■ AIM OF THE TASK
From the listing below, copy every line with the word "diagram".

-- begin PROVIDED DATA --

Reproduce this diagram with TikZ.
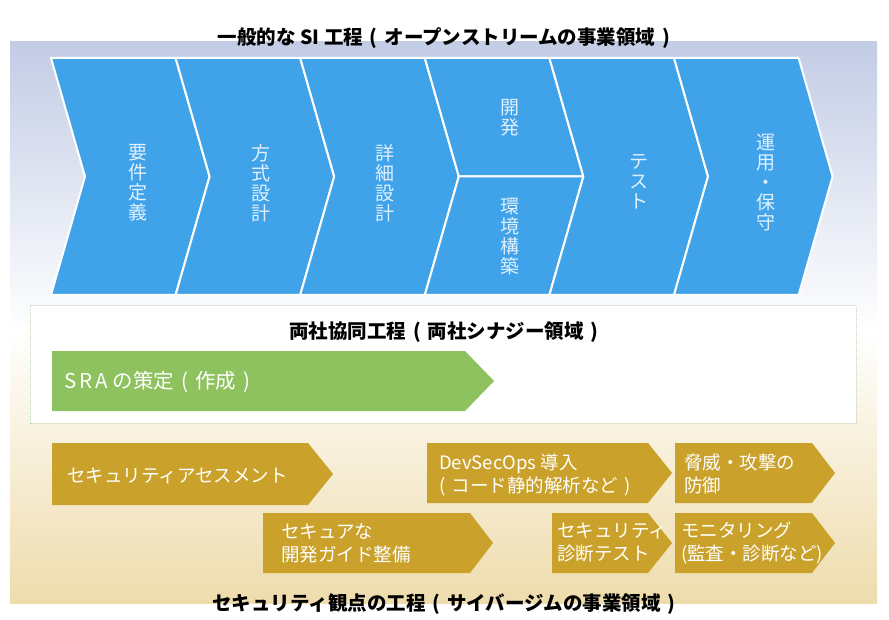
\documentclass[tikz,border=0pt]{standalone}
\usepackage{fontspec}
\setmainfont{Noto Sans CJK JP}
\newcommand{\po}{\hspace{.35em}(\hspace{.35em}}
\newcommand{\pf}{\hspace{.35em})}

\definecolor{bleu}{RGB}{64,163,234}
\definecolor{bleutxt}{RGB}{224,240,252}
\definecolor{vert}{RGB}{141,194,94}
\definecolor{ocre}{RGB}{201,161,43}
\definecolor{fondhaut}{RGB}{194,204,229}
\definecolor{fondbas}{RGB}{238,220,172}
\definecolor{pointille}{RGB}{188,214,180}

\begin{document}
\begin{tikzpicture}[x=1pt,y=-1pt]
 % style des formes
  \tikzstyle{etape}=[fill=bleu,draw=white,line width=2pt,line join=round]
  \tikzstyle{secu}=[fill=ocre]
 % style des textes
  \tikzstyle{etiq}=[text=bleutxt,align=center,inner sep=0pt,font=\fontsize{19}{20}\selectfont]
  \tikzstyle{titre}=[inner sep=0pt,font=\bfseries\fontsize{19.5}{22}\selectfont]
  \tikzstyle{secutxt}=[text=white,anchor=west,align=left,inner sep=0pt,font=\fontsize{18.5}{23}\selectfont]
  \useasboundingbox (0,0) rectangle (889,620);
 % fond
  \shade[top color=fondhaut,bottom color=white] (10,42) rectangle (877,330);
  \shade[top color=white,bottom color=fondbas] (10,330) rectangle (877,603);
 % processus SI
  \filldraw[etape] (51,58) -- ++(124.6,0) -- ++(34,118.5) -- ++(-34,118.5) -- ++(-124.6,0) -- ++(34,-118.5) -- cycle;
  \filldraw[etape] (175.6,58) -- ++(124.6,0) -- ++(34,118.5) -- ++(-34,118.5) -- ++(-124.6,0) -- ++(34,-118.5) -- cycle;
  \filldraw[etape] (300.2,58) -- ++(124.6,0) -- ++(34,118.5) -- ++(-34,118.5) -- ++(-124.6,0) -- ++(34,-118.5) -- cycle;
  \filldraw[etape] (424.8,58) -- ++(124.6,0) -- ++(34,118.5) -- ++(-124.6,0) -- cycle;
  \filldraw[etape] (458.8,176.5) -- ++(124.6,0) -- ++(-34,118.5) -- ++(-124.6,0) -- cycle;
  \filldraw[etape] (549.4,58) -- ++(124.6,0) -- ++(34,118.5) -- ++(-34,118.5) -- ++(-124.6,0) -- ++(34,-118.5) -- cycle;
  \filldraw[etape] (674,58) -- ++(124.6,0) -- ++(34,118.5) -- ++(-34,118.5) -- ++(-124.6,0) -- ++(34,-118.5) -- cycle;
  \node[etiq] (exigences) at (138,183) {要\\件\\定\\義};
  \node[etiq] (architecture) at (261,183) {方\\式\\設\\計};
  \node[etiq] (conception) at (385,183) {詳\\細\\設\\計};
  \node[etiq] (dev) at (510,118) {開\\発};
  \node[etiq] (env) at (510,237) {環\\境\\構\\築};
  \node[etiq] (test) at (639,182) {テ\\ス\\ト};
  \node[etiq] (exploit) at (766,183) {運\\用\\・\\保\\守};
  \node[titre] (titresi) at (444,38) {一般的な SI 工程\po オープンストリームの事業領域\pf};
 % processus commun
  \draw[draw=pointille,densely dotted,line width=1pt,fill=white] (30,306) rectangle (856,423);
  \node[titre] (titrecommun) at (444,332) {両社協同工程\po 両社シナジー領域\pf};
  \fill[vert] (52,351) -- (465,351) -- (494,381) -- (465,411) -- (52,411) -- cycle;
  \node[secutxt,font=\fontsize{20.5}{22}\selectfont] (sra) at (64,382) {{\addfontfeature{LetterSpace=15}SRA} の策定\po 作成\pf};
 % processus securite
  \fill[secu] (52,443) -- (308,443) -- (333,474) -- (308,505) -- (52,505) -- cycle;
  \fill[secu] (263,513) -- (470,513) -- (493,543) -- (470,573) -- (263,573) -- cycle;
  \fill[secu] (427,443) -- (648,443) -- (672,473) -- (648,503) -- (427,503) -- cycle;
  \fill[secu] (675,443) -- (812,443) -- (835,473) -- (812,503) -- (675,503) -- cycle;
  \fill[secu] (552,513) -- (648,513) -- (672,543) -- (648,573) -- (552,573) -- cycle;
  \fill[secu] (675,513) -- (812,513) -- (835,543) -- (812,573) -- (675,573) -- cycle;
  \node[secutxt] (evaluation) at (67,476) {セキュリティアセスメント};
  \node[secutxt] (guide) at (281,543) {セキュアな\\開発ガイド整備};
  \node[secutxt] (devsecops) at (439,475) {DevSecOps 導入\\(\hspace{.35em}コード静的解析など\pf};
  \node[secutxt] (defense) at (684,474) {脅威・攻撃の\\防御};
  \node[secutxt] (diagnostic) at (557,543) {セキュリティ\\診断テスト};
  \node[secutxt] (surveillance) at (681,543) {モニタリング\\(監査・診断など)};
  \node[titre] (titresecu) at (444,604) {セキュリティ観点の工程\po サイバージムの事業領域\pf};
\end{tikzpicture}
\end{document}
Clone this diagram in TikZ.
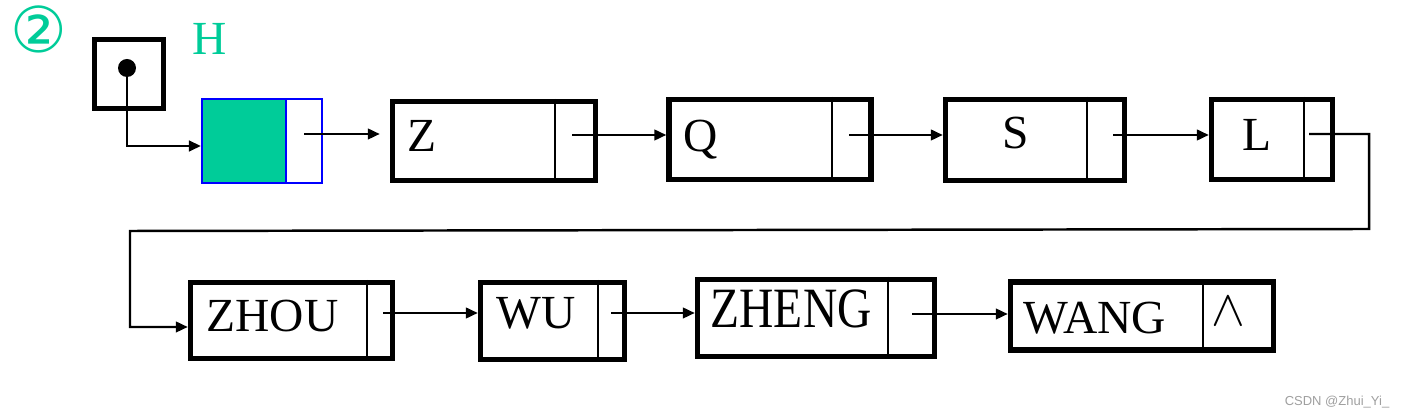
\documentclass[tikz,border=0pt]{standalone}
\usepackage{fontspec}
\setmainfont{Liberation Serif}
\setsansfont{Liberation Sans}
\newfontfamily\circfont{DejaVu Sans}
\usetikzlibrary{arrows.meta}
\definecolor{hteal}{RGB}{0,204,153}

\tikzset{
  cellbox/.style={draw, line width=1.5pt, inner sep=0pt},
  divider/.style={line width=0.6pt},
  link/.style={line width=0.7pt, -{Triangle[length=3.4pt,width=3pt]}},
  word/.style={font=\fontsize{13.5}{13.5}\selectfont, inner sep=0pt},
}

\begin{document}
\begin{tikzpicture}[x=0.01cm, y=-0.01cm]
  \useasboundingbox (0,0) rectangle (1403,416);

  % label and head pointer
  \node[text=hteal, font=\circfont\fontsize{18}{18}\selectfont, inner sep=0pt] (num) at (39,29) {②};
  \node[word, text=hteal] (hlabel) at (210,39) {H};
  \node[cellbox, minimum width=0.69cm, minimum height=0.69cm] (head) at (129,74) {};
  \coordinate (hdot) at (127,68);
  \fill (hdot) circle (9);

  % head node
  \node[draw=blue, fill=hteal, line width=0.6pt, inner sep=0pt, minimum width=0.84cm, minimum height=0.84cm] (hn) at (244,141) {};
  \node[draw=blue, line width=0.6pt, inner sep=0pt, minimum width=0.36cm, minimum height=0.84cm] (hp) at (304,141) {};

  % upper row
  \node[cellbox, minimum width=2.03cm, minimum height=0.79cm] (z) at (494,141) {};
  \draw[divider] (z.north -| 555,0) -- (z.south -| 555,0);
  \node[word, anchor=base west] (zt) at (407,152) {Z};
  \node[cellbox, minimum width=2.02cm, minimum height=0.80cm] (q) at (770,139.5) {};
  \draw[divider] (q.north -| 832,0) -- (q.south -| 832,0);
  \node[word, anchor=base west] (qt) at (683,152) {Q};
  \node[cellbox, minimum width=1.79cm, minimum height=0.81cm] (s) at (1035,140) {};
  \draw[divider] (s.north -| 1087,0) -- (s.south -| 1087,0);
  \node[word, anchor=base] (st) at (1016,149) {S};
  \node[cellbox, minimum width=1.21cm, minimum height=0.80cm] (l) at (1272,139.5) {};
  \draw[divider] (l.north -| 1304,0) -- (l.south -| 1304,0);
  \node[word, anchor=base] (lt) at (1257,151) {L};

  % lower row
  \node[cellbox, minimum width=2.02cm, minimum height=0.76cm] (zhou) at (291.5,320.5) {};
  \draw[divider] (zhou.north -| 367,0) -- (zhou.south -| 367,0);
  \node[word, anchor=base west] (zhout) at (206,332) {ZHOU};
  \node[cellbox, minimum width=1.44cm, minimum height=0.77cm] (wu) at (552.5,321) {};
  \draw[divider] (wu.north -| 598,0) -- (wu.south -| 598,0);
  \node[word, anchor=base] (wut) at (536,329) {WU};
  \node[cellbox, minimum width=2.37cm, minimum height=0.77cm] (zheng) at (816,318) {};
  \draw[divider] (zheng.north -| 888,0) -- (zheng.south -| 888,0);
  \node[word, anchor=base west] (zhengt) at (710,328) {\scalebox{1}[1.2]{ZHENG}};
  \node[cellbox, minimum width=2.63cm, minimum height=0.68cm] (wang) at (1142,316) {};
  \draw[divider] (wang.north -| 1203,0) -- (wang.south -| 1203,0);
  \node[word, anchor=base west] (wangt) at (1023,334) {WANG};
  \node[word] (nil) at (1228,311) {$\wedge$};

  % pointers
  \coordinate (zp) at (572,135);
  \coordinate (qp) at (849,135);
  \coordinate (sp) at (1113,135);
  \coordinate (lp) at (1309,134);
  \coordinate (zhoup) at (383,313);
  \coordinate (wup) at (611,313);
  \coordinate (zhengp) at (912,314);
  \coordinate (wrap) at (1369,229);
  \coordinate (turn) at (130,231);

  \draw[link] (hdot) |- (hn.west |- 0,146);
  \draw[link, shorten >=0.1cm] (hp.center |- 0,134) -- (z.west |- 0,134);
  \draw[link] (zp) -- (zp -| q.west);
  \draw[link] (qp) -- (qp -| s.west);
  \draw[link] (sp) -- (sp -| l.west);
  \draw[link] (lp) -| (wrap) -- (turn) |- (zhou.west |- 0,327);
  \draw[link] (zhoup) -- (zhoup -| wu.west);
  \draw[link] (wup) -- (wup -| zheng.west);
  \draw[link] (zhengp) -- (zhengp -| wang.west);

  \node[text=gray!75, font=\sffamily\fontsize{3.7}{4}\selectfont, anchor=east, inner sep=0pt] (mark) at (1390,402) {CSDN @Zhui\_Yi\_};
\end{tikzpicture}
\end{document}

-- end PROVIDED DATA --

■ RESULT FOR THIS TASK
Reproduce this diagram with TikZ.
Clone this diagram in TikZ.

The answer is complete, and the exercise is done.